**SUPPLIED DATA**
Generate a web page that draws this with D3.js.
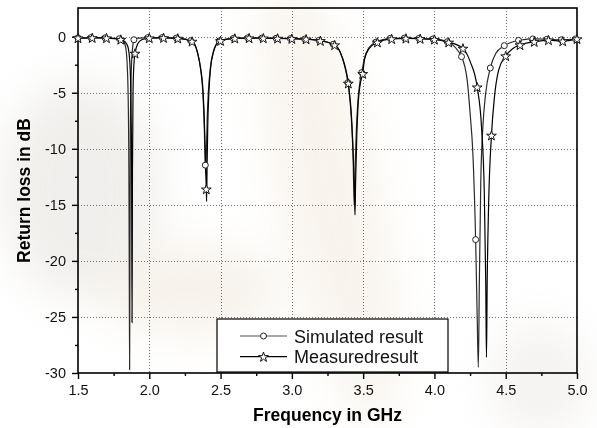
<!DOCTYPE html>
<html>
<head>
<meta charset="utf-8">
<script src="https://cdn.jsdelivr.net/npm/d3@7"></script>
<style>
    body { margin: 0; background: #fff; }
    svg { display: block; font-family: "Liberation Sans", Arial, sans-serif; }
</style>
</head>
<body>
<div id="chart"></div>
<script>
// x axis ticks
const xMajor = [1.5, 2.0, 2.5, 3.0, 3.5, 4.0, 4.5, 5.0];
const xMinor = [1.75, 2.25, 2.75, 3.25, 3.75, 4.25, 4.75];
// y axis ticks
const yMajor = [0, -5, -10, -15, -20, -25, -30];
const yMinor = [-2.5, -7.5, -12.5, -17.5, -22.5, -27.5];

// simulated result (line)
const simFreq = [1.50, 1.60, 1.70, 1.80, 1.82, 1.835, 1.845, 1.852, 1.857, 1.860, 1.862, 1.864, 1.867, 1.871, 1.877, 1.884, 1.892, 1.92, 2.00, 2.10, 2.20, 2.30, 2.34, 2.36, 2.375, 2.385, 2.393, 2.397, 2.401, 2.407, 2.415, 2.43, 2.45, 2.47, 2.50, 2.60, 2.70, 2.80, 2.90, 3.00, 3.10, 3.20, 3.30, 3.34, 3.37, 3.393, 3.418, 3.430, 3.437, 3.443, 3.452, 3.463, 3.478, 3.49, 3.51, 3.54, 3.59, 3.69, 3.79, 3.89, 4.00, 4.09, 4.19, 4.23, 4.25, 4.27, 4.289, 4.30, 4.308, 4.315, 4.325, 4.34, 4.36, 4.392, 4.43, 4.49, 4.59, 4.69, 4.79, 4.89, 5.00];
const simDb = [-0.10, -0.08, -0.10, -0.20, -0.40, -1.0, -2.5, -5.5, -12, -22, -29.7, -20, -9, -4.5, -2.0, -0.9, -0.27, -0.12, -0.08, -0.08, -0.12, -0.40, -1.5, -2.9, -4.8, -7.8, -11.46, -12.2, -10, -7, -4.8, -2.6, -1.3, -0.65, -0.33, -0.15, -0.10, -0.12, -0.14, -0.17, -0.22, -0.35, -0.72, -1.4, -2.6, -4.1, -7.5, -11, -15.0, -12, -8.5, -5.8, -4.0, -3.2, -1.9, -1.0, -0.48, -0.15, -0.12, -0.15, -0.20, -0.45, -1.78, -3.9, -6.8, -10.5, -18.1, -25, -29.5, -22, -13, -8, -5, -2.79, -1.5, -0.80, -0.33, -0.20, -0.22, -0.28, -0.20];
// simulated result (circle markers)
const simMarkFreq = [1.50, 1.59, 1.69, 1.79, 1.892, 1.99, 2.09, 2.19, 2.29, 2.393, 2.49, 2.59, 2.69, 2.79, 2.89, 2.99, 3.09, 3.19, 3.29, 3.393, 3.49, 3.59, 3.69, 3.79, 3.89, 3.99, 4.09, 4.19, 4.289, 4.392, 4.49, 4.59, 4.69, 4.79, 4.89, 4.99];
const simMarkDb = [-0.10, -0.08, -0.10, -0.18, -0.27, -0.08, -0.08, -0.12, -0.36, -11.46, -0.38, -0.15, -0.10, -0.12, -0.14, -0.17, -0.21, -0.33, -0.68, -4.1, -3.2, -0.48, -0.15, -0.12, -0.15, -0.20, -0.45, -1.78, -18.1, -2.79, -0.80, -0.33, -0.20, -0.22, -0.28, -0.20];

// measured result (line)
const measFreq = [1.50, 1.60, 1.70, 1.80, 1.83, 1.85, 1.862, 1.870, 1.876, 1.879, 1.882, 1.886, 1.892, 1.90, 1.92, 1.95, 2.00, 2.10, 2.20, 2.30, 2.34, 2.36, 2.375, 2.385, 2.392, 2.397, 2.400, 2.402, 2.405, 2.41, 2.418, 2.43, 2.45, 2.47, 2.50, 2.60, 2.70, 2.80, 2.90, 3.00, 3.10, 3.20, 3.30, 3.34, 3.37, 3.396, 3.42, 3.432, 3.440, 3.443, 3.447, 3.455, 3.465, 3.48, 3.497, 3.51, 3.54, 3.60, 3.70, 3.80, 3.90, 4.00, 4.10, 4.20, 4.25, 4.30, 4.33, 4.35, 4.36, 4.365, 4.37, 4.38, 4.40, 4.42, 4.45, 4.50, 4.55, 4.60, 4.70, 4.80, 4.90, 5.00];
const measDb = [-0.12, -0.10, -0.12, -0.25, -0.45, -0.9, -2.0, -4.5, -12, -25.5, -12, -5, -2.5, -1.49, -0.6, -0.25, -0.12, -0.10, -0.15, -0.42, -1.5, -2.8, -4.5, -7, -10, -12.5, -13.6, -14.7, -12, -8, -5, -2.8, -1.4, -0.7, -0.36, -0.15, -0.12, -0.13, -0.15, -0.18, -0.22, -0.36, -0.74, -1.4, -2.5, -4.16, -7.5, -11, -14.5, -15.9, -13, -9, -6, -4.2, -3.3, -2.0, -1.1, -0.50, -0.20, -0.15, -0.18, -0.25, -0.50, -1.04, -2.2, -4.5, -8, -14, -22, -28.6, -22, -15, -8.8, -5.5, -3.0, -1.72, -1.05, -0.74, -0.45, -0.30, -0.40, -0.20];
// measured result (star markers)
const measMarkFreq = [1.5, 1.6, 1.7, 1.8, 1.9, 2.0, 2.1, 2.2, 2.3, 2.4, 2.5, 2.6, 2.7, 2.8, 2.9, 3.0, 3.1, 3.2, 3.3, 3.396, 3.497, 3.6, 3.7, 3.8, 3.9, 4.0, 4.1, 4.2, 4.3, 4.4, 4.5, 4.6, 4.7, 4.8, 4.9, 5.0];
const measMarkDb = [-0.12, -0.10, -0.12, -0.25, -1.49, -0.12, -0.10, -0.15, -0.42, -13.6, -0.36, -0.15, -0.12, -0.13, -0.15, -0.18, -0.22, -0.36, -0.74, -4.16, -3.3, -0.50, -0.20, -0.15, -0.18, -0.25, -0.50, -1.04, -4.5, -8.8, -1.72, -0.74, -0.45, -0.30, -0.40, -0.20];

const seriesNames = ["Simulated result", "Measuredresult"];

const paintChart = () => {
    const width = 597, height = 428;
    const left = 78, right = 577, top = 8, bottom = 373;

    const svg = d3.select("#chart").append("svg")
        .attr("width", width)
        .attr("height", height);

    // faint watermark behind the plot
    const defs = svg.append("defs");
    defs.append("filter").attr("id", "blur")
        .attr("x", "-50%").attr("y", "-50%").attr("width", "200%").attr("height", "200%")
        .append("feGaussianBlur").attr("stdDeviation", 22);
    const wm = svg.append("g").attr("filter", "url(#blur)").attr("opacity", 0.35);
    wm.append("ellipse").attr("cx", 80).attr("cy", 190).attr("rx", 80).attr("ry", 110).attr("fill", "#d6d2ca");
    wm.append("ellipse").attr("cx", 190).attr("cy", 290).attr("rx", 90).attr("ry", 45).attr("fill", "#e6dac6");
    wm.append("ellipse").attr("cx", 330).attr("cy", 200).attr("rx", 50).attr("ry", 230)
        .attr("transform", "rotate(-12 330 200)").attr("fill", "#ece0cc");
    wm.append("ellipse").attr("cx", 540).attr("cy", 380).attr("rx", 50).attr("ry", 60).attr("fill", "#e2ded8");

    const x = d3.scaleLinear().domain([1.5, 5.0]).range([left, right]);
    const y = d3.scaleLinear().domain([-30, 2.56]).range([bottom, top]);

    // grid
    const grid = svg.append("g")
        .attr("stroke", "#707070")
        .attr("stroke-width", 1)
        .attr("stroke-dasharray", "1,2");
    grid.selectAll(".gx").data(xMajor.slice(1, -1)).enter().append("line")
        .attr("x1", d => Math.round(x(d)) + 0.5).attr("x2", d => Math.round(x(d)) + 0.5)
        .attr("y1", top).attr("y2", bottom);
    grid.selectAll(".gy").data(yMajor.slice(0, -1)).enter().append("line")
        .attr("x1", left).attr("x2", right)
        .attr("y1", d => Math.round(y(d)) + 0.5).attr("y2", d => Math.round(y(d)) + 0.5);

    // axes
    svg.append("g").attr("transform", `translate(0,${bottom})`)
        .call(d3.axisBottom(x).tickValues(xMajor).tickSize(6).tickSizeOuter(0).tickPadding(6)
            .tickFormat(d => d.toFixed(1)));
    svg.append("g").attr("transform", `translate(0,${bottom})`)
        .call(d3.axisBottom(x).tickValues(xMinor).tickSize(3).tickSizeOuter(0).tickFormat(""));
    svg.append("g").attr("transform", `translate(${left},0)`)
        .call(d3.axisLeft(y).tickValues(yMajor).tickSize(6).tickSizeOuter(0).tickPadding(6)
            .tickFormat(d => String(d)));
    svg.append("g").attr("transform", `translate(${left},0)`)
        .call(d3.axisLeft(y).tickValues(yMinor).tickSize(3).tickSizeOuter(0).tickFormat(""));

    svg.selectAll(".domain").remove();
    svg.selectAll(".tick line").attr("stroke", "#000").attr("stroke-width", 1.4);
    svg.selectAll(".tick text")
        .attr("font-family", "'Liberation Sans', Arial, sans-serif")
        .attr("font-size", 14.5)
        .attr("fill", "#111");

    // frame
    svg.append("rect")
        .attr("x", left).attr("y", top)
        .attr("width", right - left).attr("height", bottom - top)
        .attr("fill", "none").attr("stroke", "#000").attr("stroke-width", 1.6);

    // data
    const simData = simFreq.map((f, i) => [f, simDb[i]]);
    const measData = measFreq.map((f, i) => [f, measDb[i]]);
    const simMarks = simMarkFreq.map((f, i) => [f, simMarkDb[i]]);
    const measMarks = measMarkFreq.map((f, i) => [f, measMarkDb[i]]);

    const line = d3.line()
        .x(d => x(d[0]))
        .y(d => y(d[1]))
        .curve(d3.curveMonotoneX);

    const plot = svg.append("g");
    plot.append("path").datum(simData)
        .attr("d", line).attr("fill", "none")
        .attr("stroke", "#2a2a2a").attr("stroke-width", 1.2);
    plot.append("path").datum(measData)
        .attr("d", line).attr("fill", "none")
        .attr("stroke", "#000").attr("stroke-width", 1.2);

    const star = d3.symbol(d3.symbolStar, 30);

    plot.selectAll(".sm").data(simMarks).enter().append("circle")
        .attr("cx", d => x(d[0])).attr("cy", d => y(d[1])).attr("r", 3)
        .attr("fill", "#fff").attr("stroke", "#222").attr("stroke-width", 1);
    plot.selectAll(".mm").data(measMarks).enter().append("path")
        .attr("d", star)
        .attr("transform", d => `translate(${x(d[0])},${y(d[1]) + 0.5})`)
        .attr("fill", "#fff").attr("stroke", "#111").attr("stroke-width", 1);

    // axis titles
    svg.append("text")
        .attr("x", (left + right) / 2).attr("y", 421)
        .attr("text-anchor", "middle")
        .attr("font-size", 17.5).attr("font-weight", "bold")
        .text("Frequency in GHz");
    svg.append("text")
        .attr("transform", `translate(30,${(top + bottom) / 2}) rotate(-90)`)
        .attr("text-anchor", "middle")
        .attr("font-size", 17.5).attr("font-weight", "bold")
        .text("Return loss in dB");

    // legend
    const legend = svg.append("g");
    legend.append("rect")
        .attr("x", 217).attr("y", 319).attr("width", 231).attr("height", 53)
        .attr("fill", "#fff").attr("stroke", "#000").attr("stroke-width", 1.2);
    const rows = legend.selectAll(".row").data(seriesNames).enter().append("g")
        .attr("transform", (d, i) => `translate(0,${336 + i * 20.7})`);
    rows.append("line")
        .attr("x1", 240).attr("x2", 287)
        .attr("stroke", (d, i) => i === 0 ? "#555" : "#000").attr("stroke-width", 1.2);
    rows.filter((d, i) => i === 0).append("circle")
        .attr("cx", 263.5).attr("r", 3)
        .attr("fill", "#fff").attr("stroke", "#222");
    rows.filter((d, i) => i === 1).append("path")
        .attr("d", star).attr("transform", "translate(263.5,0.5)")
        .attr("fill", "#fff").attr("stroke", "#111");
    rows.append("text")
        .attr("x", 294).attr("y", 6.5)
        .attr("font-size", 18).attr("fill", "#111")
        .text(d => d);
};

document.addEventListener("DOMContentLoaded", paintChart);
</script>
</body>
</html>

**AIM OF THE EXERCISE**
Give again, word for word, every line from the top of the data through the line with "const yMinor = [-2.5, -7.5, -12.5, -17.5, -22.5, -27.5];", both ends included, and exclude the pictures.

**ANSWER IN FULL**
Generate a web page that draws this with D3.js.
<!DOCTYPE html>
<html>
<head>
<meta charset="utf-8">
<script src="https://cdn.jsdelivr.net/npm/d3@7"></script>
<style>
    body { margin: 0; background: #fff; }
    svg { display: block; font-family: "Liberation Sans", Arial, sans-serif; }
</style>
</head>
<body>
<div id="chart"></div>
<script>
// x axis ticks
const xMajor = [1.5, 2.0, 2.5, 3.0, 3.5, 4.0, 4.5, 5.0];
const xMinor = [1.75, 2.25, 2.75, 3.25, 3.75, 4.25, 4.75];
// y axis ticks
const yMajor = [0, -5, -10, -15, -20, -25, -30];
const yMinor = [-2.5, -7.5, -12.5, -17.5, -22.5, -27.5];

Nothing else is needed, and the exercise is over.